Written request – Repeat each line of the material below exactly as it appears, minus any pictures.

--------------------------------------------------

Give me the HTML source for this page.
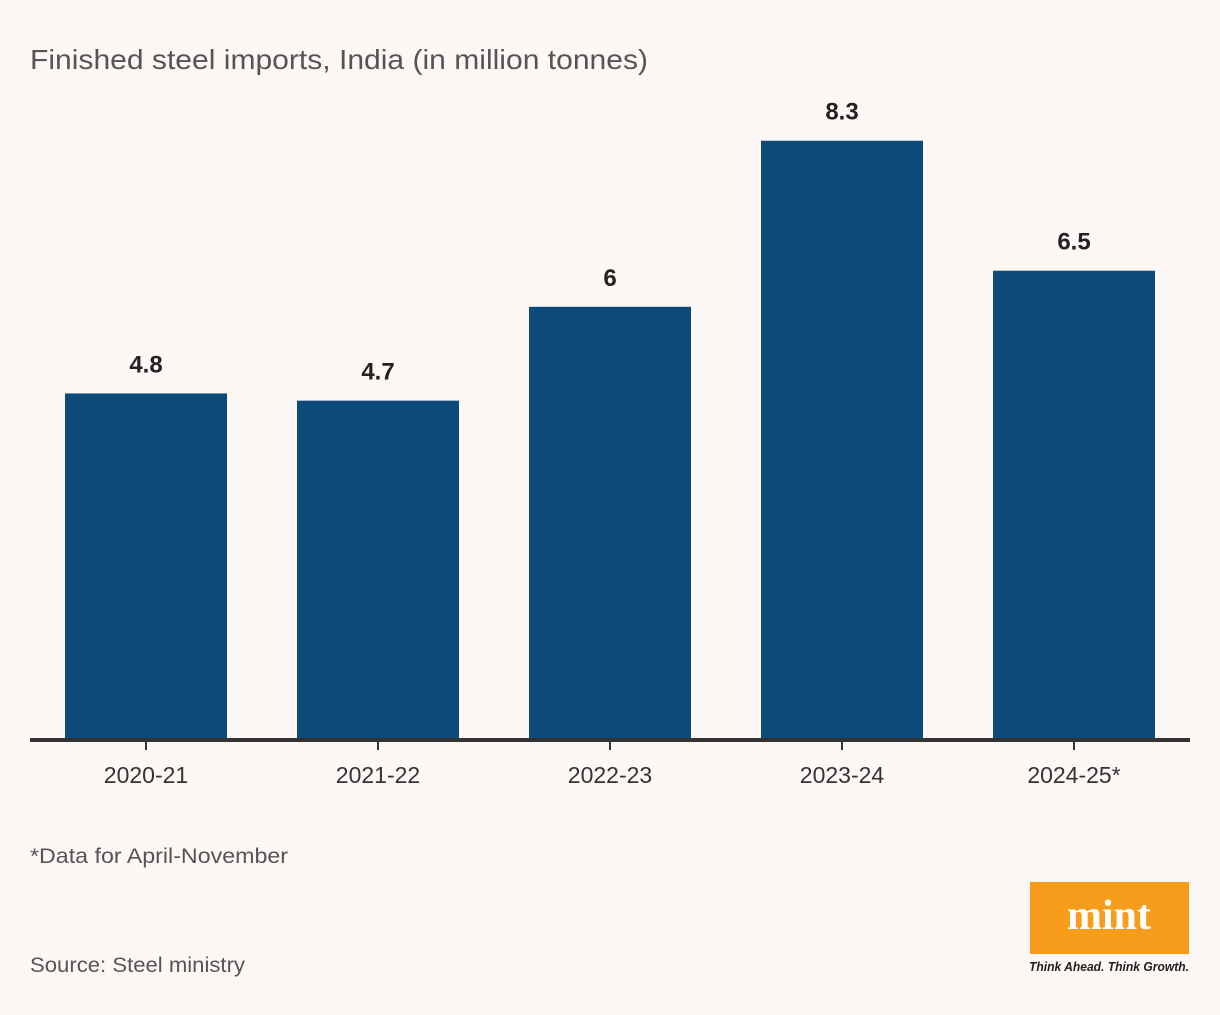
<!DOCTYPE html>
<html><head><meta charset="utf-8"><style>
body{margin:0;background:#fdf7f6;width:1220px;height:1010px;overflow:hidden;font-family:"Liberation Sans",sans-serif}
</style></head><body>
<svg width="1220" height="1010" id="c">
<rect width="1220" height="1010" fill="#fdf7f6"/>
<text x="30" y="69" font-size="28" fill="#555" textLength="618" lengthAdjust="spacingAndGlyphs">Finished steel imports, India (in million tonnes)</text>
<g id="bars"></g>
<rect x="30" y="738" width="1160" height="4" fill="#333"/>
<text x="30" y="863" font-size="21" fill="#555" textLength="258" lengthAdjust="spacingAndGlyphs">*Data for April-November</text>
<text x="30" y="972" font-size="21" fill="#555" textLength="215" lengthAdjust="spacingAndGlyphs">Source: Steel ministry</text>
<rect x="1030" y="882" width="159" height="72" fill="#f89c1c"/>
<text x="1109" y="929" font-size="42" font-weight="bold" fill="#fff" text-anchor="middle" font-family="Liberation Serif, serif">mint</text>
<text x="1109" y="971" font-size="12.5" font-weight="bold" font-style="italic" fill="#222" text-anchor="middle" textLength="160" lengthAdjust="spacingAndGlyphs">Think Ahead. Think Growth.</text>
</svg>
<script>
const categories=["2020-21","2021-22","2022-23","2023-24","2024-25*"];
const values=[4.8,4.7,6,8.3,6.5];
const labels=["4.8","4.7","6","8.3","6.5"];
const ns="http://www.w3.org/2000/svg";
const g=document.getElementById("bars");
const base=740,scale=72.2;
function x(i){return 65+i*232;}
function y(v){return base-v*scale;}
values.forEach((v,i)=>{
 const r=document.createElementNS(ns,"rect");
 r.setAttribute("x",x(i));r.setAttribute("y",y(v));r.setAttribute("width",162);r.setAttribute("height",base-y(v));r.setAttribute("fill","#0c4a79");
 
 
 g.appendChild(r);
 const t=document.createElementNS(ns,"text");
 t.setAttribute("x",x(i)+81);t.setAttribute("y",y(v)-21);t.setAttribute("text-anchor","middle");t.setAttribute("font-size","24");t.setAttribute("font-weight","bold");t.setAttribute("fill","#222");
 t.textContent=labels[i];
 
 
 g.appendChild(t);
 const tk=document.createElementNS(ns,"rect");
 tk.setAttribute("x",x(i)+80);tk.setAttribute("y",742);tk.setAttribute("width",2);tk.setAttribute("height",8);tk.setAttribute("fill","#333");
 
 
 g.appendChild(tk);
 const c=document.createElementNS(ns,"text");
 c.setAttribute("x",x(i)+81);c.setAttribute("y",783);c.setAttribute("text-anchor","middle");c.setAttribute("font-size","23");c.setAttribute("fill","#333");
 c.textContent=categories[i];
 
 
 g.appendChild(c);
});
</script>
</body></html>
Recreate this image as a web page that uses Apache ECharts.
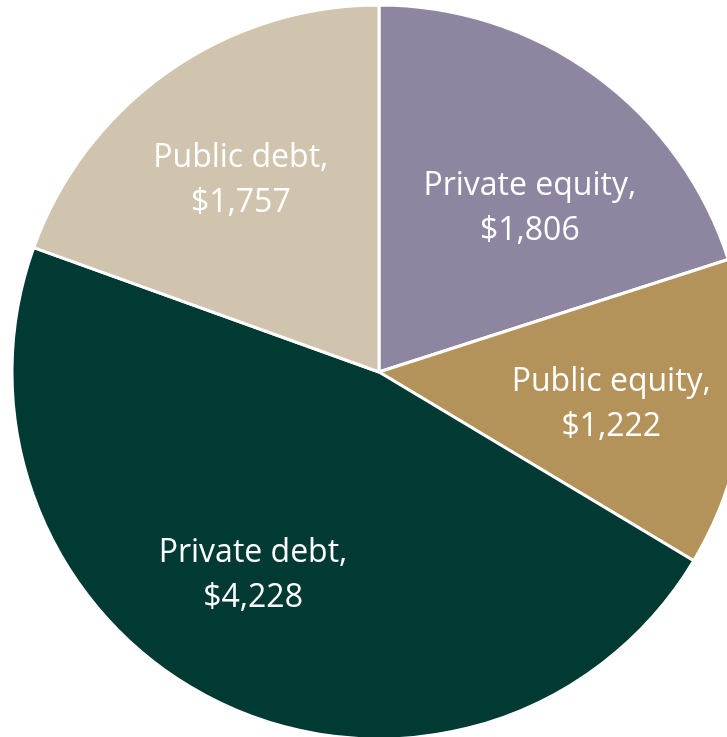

--------------------------------------------------

Result of the task –
Give me the HTML source for this page.
<!DOCTYPE html>
<html><head><meta charset="utf-8"><style>
body{margin:0;background:#fdf7f6;width:1220px;height:1010px;overflow:hidden;font-family:"Liberation Sans",sans-serif}
</style></head><body>
<svg width="1220" height="1010" id="c">
<rect width="1220" height="1010" fill="#fdf7f6"/>
<text x="30" y="69" font-size="28" fill="#555" textLength="618" lengthAdjust="spacingAndGlyphs">Finished steel imports, India (in million tonnes)</text>
<g id="bars"></g>
<rect x="30" y="738" width="1160" height="4" fill="#333"/>
<text x="30" y="863" font-size="21" fill="#555" textLength="258" lengthAdjust="spacingAndGlyphs">*Data for April-November</text>
<text x="30" y="972" font-size="21" fill="#555" textLength="215" lengthAdjust="spacingAndGlyphs">Source: Steel ministry</text>
<rect x="1030" y="882" width="159" height="72" fill="#f89c1c"/>
<text x="1109" y="929" font-size="42" font-weight="bold" fill="#fff" text-anchor="middle" font-family="Liberation Serif, serif">mint</text>
<text x="1109" y="971" font-size="12.5" font-weight="bold" font-style="italic" fill="#222" text-anchor="middle" textLength="160" lengthAdjust="spacingAndGlyphs">Think Ahead. Think Growth.</text>
</svg>
<script>
const categories=["2020-21","2021-22","2022-23","2023-24","2024-25*"];
const values=[4.8,4.7,6,8.3,6.5];
const labels=["4.8","4.7","6","8.3","6.5"];
const ns="http://www.w3.org/2000/svg";
const g=document.getElementById("bars");
const base=740,scale=72.2;
function x(i){return 65+i*232;}
function y(v){return base-v*scale;}
values.forEach((v,i)=>{
 const r=document.createElementNS(ns,"rect");
 r.setAttribute("x",x(i));r.setAttribute("y",y(v));r.setAttribute("width",162);r.setAttribute("height",base-y(v));r.setAttribute("fill","#0c4a79");
 
 
 g.appendChild(r);
 const t=document.createElementNS(ns,"text");
 t.setAttribute("x",x(i)+81);t.setAttribute("y",y(v)-21);t.setAttribute("text-anchor","middle");t.setAttribute("font-size","24");t.setAttribute("font-weight","bold");t.setAttribute("fill","#222");
 t.textContent=labels[i];
 
 
 g.appendChild(t);
 const tk=document.createElementNS(ns,"rect");
 tk.setAttribute("x",x(i)+80);tk.setAttribute("y",742);tk.setAttribute("width",2);tk.setAttribute("height",8);tk.setAttribute("fill","#333");
 
 
 g.appendChild(tk);
 const c=document.createElementNS(ns,"text");
 c.setAttribute("x",x(i)+81);c.setAttribute("y",783);c.setAttribute("text-anchor","middle");c.setAttribute("font-size","23");c.setAttribute("fill","#333");
 c.textContent=categories[i];
 
 
 g.appendChild(c);
});
</script>
</body></html>
Recreate this image as a web page that uses Apache ECharts.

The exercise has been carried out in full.